The keywords to be noted in the previous paragraph are ‘timely’ and ‘accurate’. And it is due to these two very important factors that functional safety comes into the game. Automotive displays like Digital Instrument Cluster provide safety-critical information to the driver through visual alerts like flashing lights. If you add ADAS related warnings to the mix, you get an instrument cluster that is safety-critical to its highest limit, i.e., ASIL D. It is essential that such a cluster is highly reliable and displays warnings about safety-critical functionality with utmost accuracy. And in order to achieve such reliability, adherence to ISO 26262 standard is the way to go.

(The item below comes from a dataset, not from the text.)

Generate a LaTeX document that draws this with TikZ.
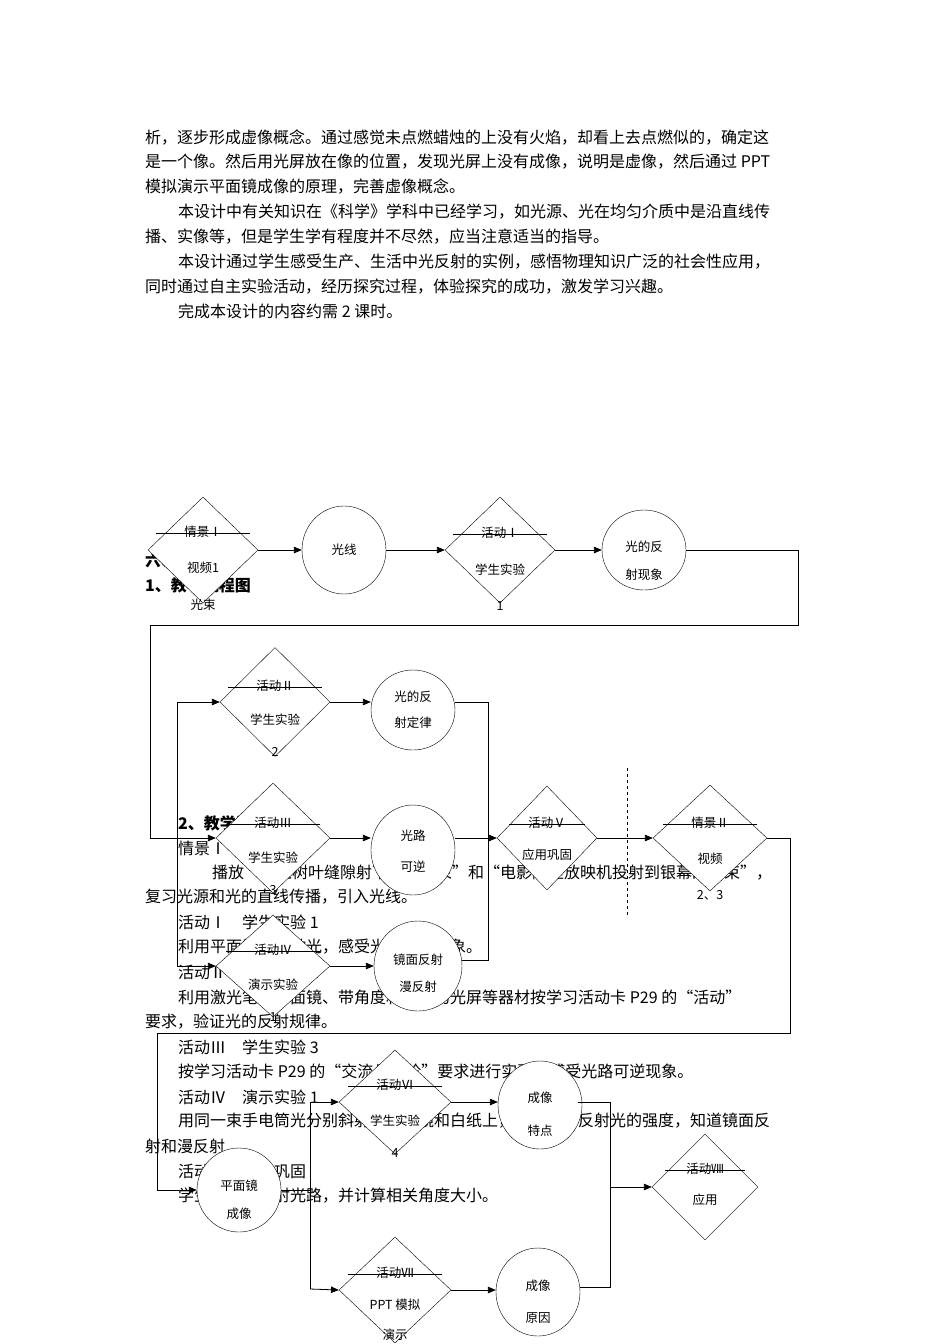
\documentclass[tikz,border=0pt]{standalone}
\usepackage{fontspec}
\setmainfont{Noto Sans CJK SC}
\usetikzlibrary{shapes.geometric}
\usetikzlibrary{arrows}
\usetikzlibrary{positioning}
\begin{document}
\begin{tikzpicture}[x=1pt,y=-1pt,
  txt/.style={anchor=west,inner sep=0pt,font=\fontsize{16}{16}\selectfont},
  lbl/.style={inner sep=0pt,font=\fontsize{12.5}{12.5}\selectfont},
  dia/.style={draw,diamond,fill=white,inner sep=0pt,minimum width=#1,minimum height=106pt},
  ell/.style={draw,ellipse,fill=white,inner sep=0pt,minimum width=84pt,minimum height=#1},
  arr/.style={-triangle 45,thick},
  lin/.style={thick}]
\useasboundingbox (0,0) rectangle (950,1344);
% page text
\node[txt] (t1) at (145,137) {析，逐步形成虚像概念。通过感觉未点燃蜡烛的上没有火焰，却看上去点燃似的，确定这};
\node[txt] (t2) at (145,162) {是一个像。然后用光屏放在像的位置，发现光屏上没有成像，说明是虚像，然后通过 PPT};
\node[txt] (t3) at (145,186) {模拟演示平面镜成像的原理，完善虚像概念。};
\node[txt] (t4) at (178,212) {本设计中有关知识在《科学》学科中已经学习，如光源、光在均匀介质中是沿直线传};
\node[txt] (t5) at (145,237) {播、实像等，但是学生学有程度并不尽然，应当注意适当的指导。};
\node[txt] (t6) at (178,262) {本设计通过学生感受生产、生活中光反射的实例，感悟物理知识广泛的社会性应用，};
\node[txt] (t7) at (145,287) {同时通过自主实验活动，经历探究过程，体验探究的成功，激发学习兴趣。};
\node[txt] (t8) at (178,311) {完成本设计的内容约需 2 课时。};
\node[txt,font=\fontsize{16}{16}\selectfont\bfseries] (h6) at (145,560) {六、教学过程};
\node[txt,font=\fontsize{16}{16}\selectfont\bfseries] (h1) at (145,585) {1、教学流程图};
\node[txt,font=\fontsize{16}{16}\selectfont\bfseries] (h2) at (178,823) {2、教学流程说明};
\node[txt] (s1) at (178,848) {情景Ⅰ};
\node[txt] (s2) at (212,873) {播放“透过树叶缝隙射下的阳光束”和“电影院里放映机投射到银幕的光束”，};
\node[txt] (s3) at (145,897) {复习光源和光的直线传播，引入光线。};
\node[txt] (s4) at (178,922) {活动Ⅰ\quad 学生实验 1};
\node[txt] (s5) at (178,947) {利用平面镜反射激光，感受光的反射现象。};
\node[txt] (s6) at (178,972) {活动Ⅱ\quad 学生实验 2};
\node[txt] (s7) at (178,997) {利用激光笔、平面镜、带角度和小门的光屏等器材按学习活动卡 P29 的“活动”};
\node[txt] (s8) at (145,1022) {要求，验证光的反射规律。};
\node[txt] (s9) at (178,1047) {活动Ⅲ\quad 学生实验 3};
\node[txt] (s10) at (178,1072) {按学习活动卡 P29 的“交流与讨论”要求进行实验，感受光路可逆现象。};
\node[txt] (s11) at (178,1097) {活动Ⅳ\quad 演示实验 1};
\node[txt] (s12) at (178,1121) {用同一束手电筒光分别斜射到平面镜和白纸上，比较各自反射光的强度，知道镜面反};
\node[txt] (s13) at (145,1146) {射和漫反射};
\node[txt] (s14) at (178,1171) {活动Ⅴ\quad 应用巩固};
\node[txt] (s15) at (178,1196) {学生练习作反射光路，并计算相关角度大小。};
% flow chart shapes
\node[dia=110pt] (qj1) at (203,550) {};
\node[ell=88pt] (gx) at (344,550) {};
\node[dia=110pt] (hd1) at (500,550) {};
\node[ell=80pt] (fsxx) at (644,550) {};
\node[dia=110pt,minimum height=109pt] (hd2) at (275,702) {};
\node[ell=80pt] (fsdl) at (413,710) {};
\node[dia=114pt,minimum height=110pt] (hd3) at (273,838) {};
\node[ell=90pt] (gl) at (413,850) {};
\node[dia=114pt,minimum height=102pt] (hd4) at (273,966) {};
\node[ell=90pt,minimum width=88pt] (jm) at (418,966) {};
\node[dia=100pt,minimum height=104pt] (hd5) at (547,838) {};
\node[dia=114pt] (qj2) at (710,838) {};
\node[ell=84pt] (pmj) at (239,1190) {};
\node[dia=112pt,minimum height=104pt] (hd6) at (395,1102) {};
\node[dia=112pt] (hd7) at (395,1290) {};
\node[ell=88pt] (cxtd) at (540,1105) {};
\node[ell=88pt] (cxyy) at (538,1292) {};
\node[dia=106pt] (hd8) at (705,1187) {};
% labels
\node[lbl] (qj1a) at (203,532) {情景Ⅰ};
\node[lbl] (qj1b) at (203,568) {视频1};
\node[lbl] (qj1c) at (203,605) {光束};
\node[lbl] (gxa) at (344,550) {光线};
\node[lbl] (hd1a) at (500,533) {活动Ⅰ};
\node[lbl] (hd1b) at (500,570) {学生实验};
\node[lbl] (hd1c) at (500,606) {1};
\node[lbl] (fsxxa) at (644,547) {光的反};
\node[lbl] (fsxxb) at (644,575) {射现象};
\node[lbl] (hd2a) at (275,686) {活动Ⅱ};
\node[lbl] (hd2b) at (275,720) {学生实验};
\node[lbl] (hd2c) at (275,752) {2};
\node[lbl] (fsdla) at (413,697) {光的反};
\node[lbl] (fsdlb) at (413,723) {射定律};
\node[lbl] (hd3a) at (273,823) {活动Ⅲ};
\node[lbl] (hd3b) at (273,858) {学生实验};
\node[lbl] (hd3c) at (273,890) {3};
\node[lbl] (gla) at (413,836) {光路};
\node[lbl] (glb) at (413,867) {可逆};
\node[lbl] (hd4a) at (273,950) {活动Ⅳ};
\node[lbl] (hd4b) at (273,985) {演示实验};
\node[lbl] (hd4c) at (273,1017) {1};
\node[lbl] (jma) at (418,960) {镜面反射};
\node[lbl] (jmb) at (418,987) {漫反射};
\node[lbl] (hd5a) at (547,823) {活动Ⅴ};
\node[lbl] (hd5b) at (547,855) {应用巩固};
\node[lbl] (qj2a) at (710,823) {情景Ⅱ};
\node[lbl] (qj2b) at (710,859) {视频};
\node[lbl] (qj2c) at (710,895) {2、3};
\node[lbl] (pmja) at (239,1186) {平面镜};
\node[lbl] (pmjb) at (239,1214) {成像};
\node[lbl] (hd6a) at (395,1085) {活动Ⅵ};
\node[lbl] (hd6b) at (395,1121) {学生实验};
\node[lbl] (hd6c) at (395,1153) {4};
\node[lbl] (hd7a) at (395,1273) {活动Ⅶ};
\node[lbl] (hd7b) at (395,1305) {PPT 模拟};
\node[lbl] (hd7c) at (395,1335) {演示};
\node[lbl] (cxtda) at (540,1098) {成像};
\node[lbl] (cxtdb) at (540,1131) {特点};
\node[lbl] (cxyya) at (538,1286) {成像};
\node[lbl] (cxyyb) at (538,1318) {原因};
\node[lbl] (hd8a) at (705,1169) {活动Ⅷ};
\node[lbl] (hd8b) at (705,1200) {应用};
% title strokes
\foreach \n/\w in {qj1a/47,hd1a/47,hd2a/47,hd3a/47,hd4a/47,hd5a/38,qj2a/47,hd6a/47,hd7a/47,hd8a/40}
  \draw (\n.center) ++(-\w,1) -- ++(2*\w,0);
% connectors
\draw[arr] (qj1.east) -- (gx.west);
\draw[arr] (gx.east) -- (hd1.west);
\draw[arr] (hd1.east) -- (fsxx.west);
\draw[arr] (fsxx.east) -- (798,550) -- (798,625) -- (150,625) -- (150,838) -- (hd3.west);
\draw[lin] (177,702) -- (177,966);
\draw[arr] (177,702) -- (hd2.west);
\draw[arr] (177,966) -- (hd4.west);
\draw[arr] (hd2.east) -- (fsdl.west |- hd2.east);
\draw[arr] (hd3.east) -- (gl.west |- hd3.east);
\draw[arr] (hd4.east) -- (jm.west);
\draw[lin] (fsdl.east |- hd2.east) -- (488,702) -- (488,960) -- (jm.east |- 0,960);
\draw[arr] (gl.east |- hd3.east) -- (hd5.west);
\draw[arr] (hd5.east) -- (qj2.west);
\draw[dashed] (627,768) -- (627,915);
\draw[arr] (qj2.east) -- (790,838) -- (790,1033) -- (157,1033) -- (157,1190) -- (pmj.west);
\draw[lin] (pmj.east) -- (310,1190);
\draw[lin] (310,1102) -- (310,1289);
\draw[arr] (310,1102) -- (hd6.west);
\draw[arr] (310,1289) -- (hd7.west);
\draw[arr] (hd6.east) -- (cxtd.west |- hd6.east);
\draw[arr] (hd7.east) -- (cxyy.west |- hd7.east);
\draw[lin] (578,1102) -- (610,1102) -- (610,1287) -- (580,1287);
\draw[arr] (610,1187) -- (hd8.west);
\end{tikzpicture}
\end{document}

ISO 26262 for digital instrument clusters does not work differently. You have the same lifecycle to follow, beginning with item definition, HARA, various safety analyses like FMEA, FTA and testing. So why are we writing a whole new article stressing about FuSa for digital instrument cluster?
For one, as a technology provider, we have been fortunate to work on some really challenging ISO 26262 compliant digital instrument cluster projects. Another reason is that instrument clusters and other automotive displays are not usually considered safety critical. ASIL is assigned to them based on assumptions or industry norms. And that can prove to be a disaster in more ways than one can imagine.
A Closer Look into Digital Instrument Cluster to Understand Its Safety-Criticality
The first ever application of an instrument cluster in a passenger vehicle was in an Aston Martin vehicle in the year 1979. It was a basic instrument cluster showing vehicle speed, kilometers driven and fuel meter, to name a few. Fast forward to the era of e-cockpit*, digital instrument cluster is a goldmine of vehicle information.
*E-cockpit is a concept where an interactive multi-dimensional control center displays a wealth of vehicle related information on the screen and lets the vehicle occupant control a host of vehicle features with a few clicks. Usually, an e-cockpit comprises infotainment system, digital instrument cluster and head-up display.
A digital instrument cluster completely replaces a traditional analog instrument cluster. To make it truly digital, a combination of system-on-chip (SOC), display unit and software work in tandem. OEMs design instrument clusters in a very personalized manner; however, there are certain functionalities that most advanced clusters will have:
- Vehicle information (speed, tell tales, battery, etc.)
- Turn-by turn navigation system
- Call alert
- Weather information
- Music playback display
- Mechanism to upgrade the software/firmware
- On-board ambient light sensor
An instrument cluster system collects vehicle information from various ECUs and sensors through the vehicle network systems such as CAN, LIN, FlexRay and even Ethernet. There are interfaces such as communication interface and audio interface that make the data available to the instrument cluster display. The diagram below highlights all the elements that constitute a digital instrument cluster.
Whether a connected cluster is safety-critical is roughly decided by the kind of signals it is transmitting, processing and displaying. Obviously, a detailed HARA should be done to ascertain the ASIL value and safety goals.